◆ INFORMATION PROVIDED
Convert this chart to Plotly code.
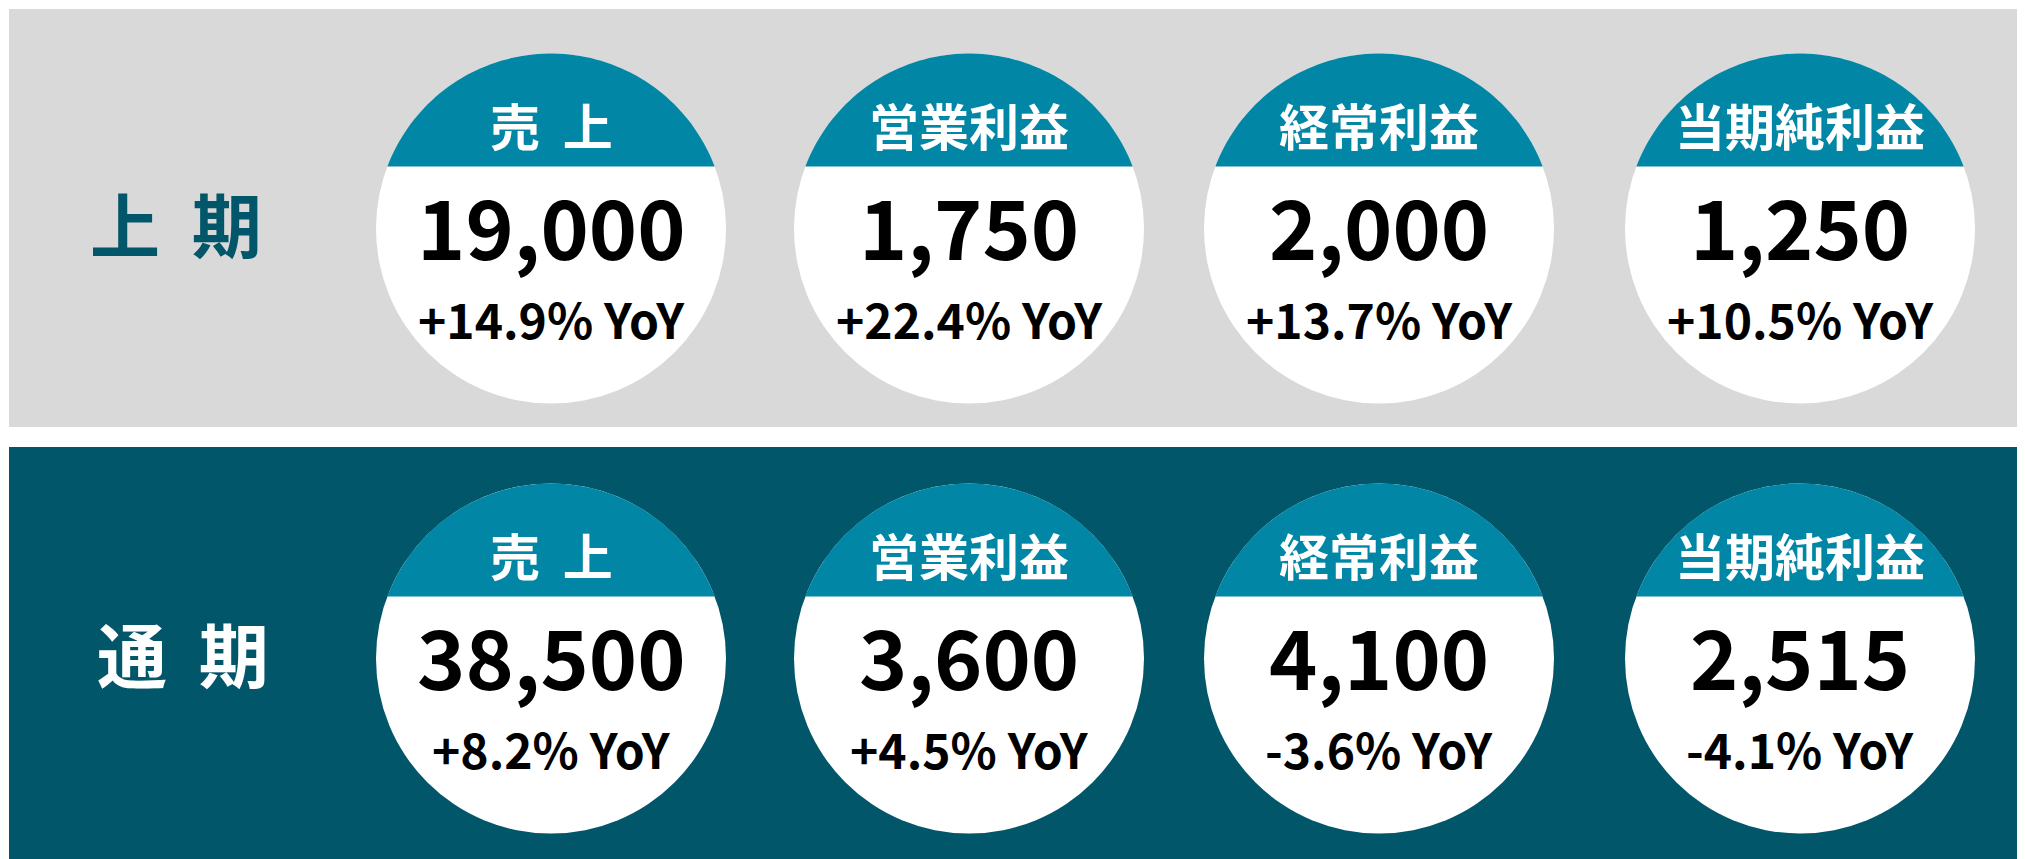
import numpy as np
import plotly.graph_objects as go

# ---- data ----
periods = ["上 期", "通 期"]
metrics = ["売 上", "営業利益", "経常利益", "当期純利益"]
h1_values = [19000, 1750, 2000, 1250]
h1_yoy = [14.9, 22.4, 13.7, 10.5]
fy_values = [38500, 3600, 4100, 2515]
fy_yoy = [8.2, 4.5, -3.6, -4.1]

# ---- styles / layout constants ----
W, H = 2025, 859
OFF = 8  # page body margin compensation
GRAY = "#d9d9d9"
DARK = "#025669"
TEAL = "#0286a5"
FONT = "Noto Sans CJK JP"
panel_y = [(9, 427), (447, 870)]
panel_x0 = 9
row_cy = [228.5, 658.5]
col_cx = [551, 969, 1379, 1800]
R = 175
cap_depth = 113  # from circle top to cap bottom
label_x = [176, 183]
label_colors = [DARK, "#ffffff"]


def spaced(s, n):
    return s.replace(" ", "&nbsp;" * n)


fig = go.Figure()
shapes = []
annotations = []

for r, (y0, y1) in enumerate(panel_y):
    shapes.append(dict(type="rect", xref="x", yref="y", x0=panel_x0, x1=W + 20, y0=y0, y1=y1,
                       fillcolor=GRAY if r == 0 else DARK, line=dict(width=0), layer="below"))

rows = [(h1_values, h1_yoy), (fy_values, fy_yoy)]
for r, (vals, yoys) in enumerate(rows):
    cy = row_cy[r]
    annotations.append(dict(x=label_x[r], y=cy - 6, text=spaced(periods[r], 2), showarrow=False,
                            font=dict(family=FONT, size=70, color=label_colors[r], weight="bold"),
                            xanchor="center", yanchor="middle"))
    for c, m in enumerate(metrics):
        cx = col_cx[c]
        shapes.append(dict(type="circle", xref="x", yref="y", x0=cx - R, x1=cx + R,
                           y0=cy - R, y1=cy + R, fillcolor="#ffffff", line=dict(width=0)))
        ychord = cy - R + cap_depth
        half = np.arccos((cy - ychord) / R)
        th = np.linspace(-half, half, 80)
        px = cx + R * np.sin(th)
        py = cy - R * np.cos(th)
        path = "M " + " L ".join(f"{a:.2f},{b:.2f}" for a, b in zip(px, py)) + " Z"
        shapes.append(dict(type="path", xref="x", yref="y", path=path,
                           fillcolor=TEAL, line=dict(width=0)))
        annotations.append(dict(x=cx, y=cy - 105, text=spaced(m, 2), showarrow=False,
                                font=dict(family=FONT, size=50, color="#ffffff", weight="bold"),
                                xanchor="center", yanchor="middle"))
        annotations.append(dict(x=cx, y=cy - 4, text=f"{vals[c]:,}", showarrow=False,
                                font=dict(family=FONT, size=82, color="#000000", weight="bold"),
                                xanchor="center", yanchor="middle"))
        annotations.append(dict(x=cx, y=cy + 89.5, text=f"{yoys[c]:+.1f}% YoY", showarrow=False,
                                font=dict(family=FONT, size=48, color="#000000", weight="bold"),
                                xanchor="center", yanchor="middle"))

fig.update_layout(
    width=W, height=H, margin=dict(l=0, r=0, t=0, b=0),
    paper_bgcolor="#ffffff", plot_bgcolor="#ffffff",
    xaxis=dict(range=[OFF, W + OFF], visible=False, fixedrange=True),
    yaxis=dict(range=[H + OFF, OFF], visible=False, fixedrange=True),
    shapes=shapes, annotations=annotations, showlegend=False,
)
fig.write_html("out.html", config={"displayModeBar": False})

◆ GIVEN REQUEST
Go through the listing above and write it out again exactly, dropping the pictures.

◆ CORRECT RESPONSE
Convert this chart to Plotly code.
import numpy as np
import plotly.graph_objects as go

# ---- data ----
periods = ["上 期", "通 期"]
metrics = ["売 上", "営業利益", "経常利益", "当期純利益"]
h1_values = [19000, 1750, 2000, 1250]
h1_yoy = [14.9, 22.4, 13.7, 10.5]
fy_values = [38500, 3600, 4100, 2515]
fy_yoy = [8.2, 4.5, -3.6, -4.1]

# ---- styles / layout constants ----
W, H = 2025, 859
OFF = 8  # page body margin compensation
GRAY = "#d9d9d9"
DARK = "#025669"
TEAL = "#0286a5"
FONT = "Noto Sans CJK JP"
panel_y = [(9, 427), (447, 870)]
panel_x0 = 9
row_cy = [228.5, 658.5]
col_cx = [551, 969, 1379, 1800]
R = 175
cap_depth = 113  # from circle top to cap bottom
label_x = [176, 183]
label_colors = [DARK, "#ffffff"]


def spaced(s, n):
    return s.replace(" ", "&nbsp;" * n)


fig = go.Figure()
shapes = []
annotations = []

for r, (y0, y1) in enumerate(panel_y):
    shapes.append(dict(type="rect", xref="x", yref="y", x0=panel_x0, x1=W + 20, y0=y0, y1=y1,
                       fillcolor=GRAY if r == 0 else DARK, line=dict(width=0), layer="below"))

rows = [(h1_values, h1_yoy), (fy_values, fy_yoy)]
for r, (vals, yoys) in enumerate(rows):
    cy = row_cy[r]
    annotations.append(dict(x=label_x[r], y=cy - 6, text=spaced(periods[r], 2), showarrow=False,
                            font=dict(family=FONT, size=70, color=label_colors[r], weight="bold"),
                            xanchor="center", yanchor="middle"))
    for c, m in enumerate(metrics):
        cx = col_cx[c]
        shapes.append(dict(type="circle", xref="x", yref="y", x0=cx - R, x1=cx + R,
                           y0=cy - R, y1=cy + R, fillcolor="#ffffff", line=dict(width=0)))
        ychord = cy - R + cap_depth
        half = np.arccos((cy - ychord) / R)
        th = np.linspace(-half, half, 80)
        px = cx + R * np.sin(th)
        py = cy - R * np.cos(th)
        path = "M " + " L ".join(f"{a:.2f},{b:.2f}" for a, b in zip(px, py)) + " Z"
        shapes.append(dict(type="path", xref="x", yref="y", path=path,
                           fillcolor=TEAL, line=dict(width=0)))
        annotations.append(dict(x=cx, y=cy - 105, text=spaced(m, 2), showarrow=False,
                                font=dict(family=FONT, size=50, color="#ffffff", weight="bold"),
                                xanchor="center", yanchor="middle"))
        annotations.append(dict(x=cx, y=cy - 4, text=f"{vals[c]:,}", showarrow=False,
                                font=dict(family=FONT, size=82, color="#000000", weight="bold"),
                                xanchor="center", yanchor="middle"))
        annotations.append(dict(x=cx, y=cy + 89.5, text=f"{yoys[c]:+.1f}% YoY", showarrow=False,
                                font=dict(family=FONT, size=48, color="#000000", weight="bold"),
                                xanchor="center", yanchor="middle"))

fig.update_layout(
    width=W, height=H, margin=dict(l=0, r=0, t=0, b=0),
    paper_bgcolor="#ffffff", plot_bgcolor="#ffffff",
    xaxis=dict(range=[OFF, W + OFF], visible=False, fixedrange=True),
    yaxis=dict(range=[H + OFF, OFF], visible=False, fixedrange=True),
    shapes=shapes, annotations=annotations, showlegend=False,
)
fig.write_html("out.html", config={"displayModeBar": False})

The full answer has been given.